YOUR OBJECTIVE — Reproduce the listing exactly, with no pictures in your copy.

— start —

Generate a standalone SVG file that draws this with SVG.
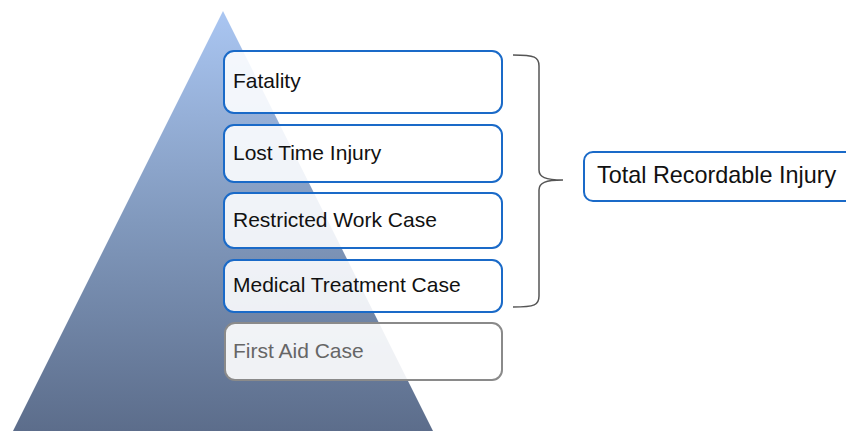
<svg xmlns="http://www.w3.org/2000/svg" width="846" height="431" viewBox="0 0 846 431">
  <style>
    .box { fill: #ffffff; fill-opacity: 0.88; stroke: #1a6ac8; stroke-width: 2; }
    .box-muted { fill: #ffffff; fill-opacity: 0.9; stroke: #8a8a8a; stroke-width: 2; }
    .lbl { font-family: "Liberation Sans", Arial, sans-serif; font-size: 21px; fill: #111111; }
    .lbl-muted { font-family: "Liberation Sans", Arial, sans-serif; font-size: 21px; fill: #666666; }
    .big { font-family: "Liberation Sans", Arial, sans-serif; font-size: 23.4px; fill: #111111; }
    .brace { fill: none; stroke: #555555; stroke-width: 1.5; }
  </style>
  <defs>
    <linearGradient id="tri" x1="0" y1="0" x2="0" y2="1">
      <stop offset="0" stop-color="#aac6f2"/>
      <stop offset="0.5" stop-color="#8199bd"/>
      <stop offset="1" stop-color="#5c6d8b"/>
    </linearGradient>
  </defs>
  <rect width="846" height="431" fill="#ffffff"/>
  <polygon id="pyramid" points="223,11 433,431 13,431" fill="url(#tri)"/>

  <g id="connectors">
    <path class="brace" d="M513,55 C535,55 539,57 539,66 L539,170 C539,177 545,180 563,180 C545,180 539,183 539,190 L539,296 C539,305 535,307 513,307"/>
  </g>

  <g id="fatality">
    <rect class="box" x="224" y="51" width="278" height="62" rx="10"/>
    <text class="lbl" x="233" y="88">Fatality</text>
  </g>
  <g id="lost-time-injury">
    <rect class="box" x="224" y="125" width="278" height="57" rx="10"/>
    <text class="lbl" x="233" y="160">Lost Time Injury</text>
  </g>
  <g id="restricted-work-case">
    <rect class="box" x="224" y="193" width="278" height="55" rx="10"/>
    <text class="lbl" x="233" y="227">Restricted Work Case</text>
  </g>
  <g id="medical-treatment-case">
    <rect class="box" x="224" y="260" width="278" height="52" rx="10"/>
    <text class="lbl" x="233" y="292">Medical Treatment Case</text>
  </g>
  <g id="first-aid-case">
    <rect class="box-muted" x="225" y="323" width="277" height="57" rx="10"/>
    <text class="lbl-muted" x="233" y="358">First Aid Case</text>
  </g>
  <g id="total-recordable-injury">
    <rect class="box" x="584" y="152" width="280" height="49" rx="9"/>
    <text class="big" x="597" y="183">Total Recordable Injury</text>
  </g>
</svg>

— end —

FINAL RESULT —
Generate a standalone SVG file that draws this with SVG.
<svg xmlns="http://www.w3.org/2000/svg" width="846" height="431" viewBox="0 0 846 431">
  <style>
    .box { fill: #ffffff; fill-opacity: 0.88; stroke: #1a6ac8; stroke-width: 2; }
    .box-muted { fill: #ffffff; fill-opacity: 0.9; stroke: #8a8a8a; stroke-width: 2; }
    .lbl { font-family: "Liberation Sans", Arial, sans-serif; font-size: 21px; fill: #111111; }
    .lbl-muted { font-family: "Liberation Sans", Arial, sans-serif; font-size: 21px; fill: #666666; }
    .big { font-family: "Liberation Sans", Arial, sans-serif; font-size: 23.4px; fill: #111111; }
    .brace { fill: none; stroke: #555555; stroke-width: 1.5; }
  </style>
  <defs>
    <linearGradient id="tri" x1="0" y1="0" x2="0" y2="1">
      <stop offset="0" stop-color="#aac6f2"/>
      <stop offset="0.5" stop-color="#8199bd"/>
      <stop offset="1" stop-color="#5c6d8b"/>
    </linearGradient>
  </defs>
  <rect width="846" height="431" fill="#ffffff"/>
  <polygon id="pyramid" points="223,11 433,431 13,431" fill="url(#tri)"/>

  <g id="connectors">
    <path class="brace" d="M513,55 C535,55 539,57 539,66 L539,170 C539,177 545,180 563,180 C545,180 539,183 539,190 L539,296 C539,305 535,307 513,307"/>
  </g>

  <g id="fatality">
    <rect class="box" x="224" y="51" width="278" height="62" rx="10"/>
    <text class="lbl" x="233" y="88">Fatality</text>
  </g>
  <g id="lost-time-injury">
    <rect class="box" x="224" y="125" width="278" height="57" rx="10"/>
    <text class="lbl" x="233" y="160">Lost Time Injury</text>
  </g>
  <g id="restricted-work-case">
    <rect class="box" x="224" y="193" width="278" height="55" rx="10"/>
    <text class="lbl" x="233" y="227">Restricted Work Case</text>
  </g>
  <g id="medical-treatment-case">
    <rect class="box" x="224" y="260" width="278" height="52" rx="10"/>
    <text class="lbl" x="233" y="292">Medical Treatment Case</text>
  </g>
  <g id="first-aid-case">
    <rect class="box-muted" x="225" y="323" width="277" height="57" rx="10"/>
    <text class="lbl-muted" x="233" y="358">First Aid Case</text>
  </g>
  <g id="total-recordable-injury">
    <rect class="box" x="584" y="152" width="280" height="49" rx="9"/>
    <text class="big" x="597" y="183">Total Recordable Injury</text>
  </g>
</svg>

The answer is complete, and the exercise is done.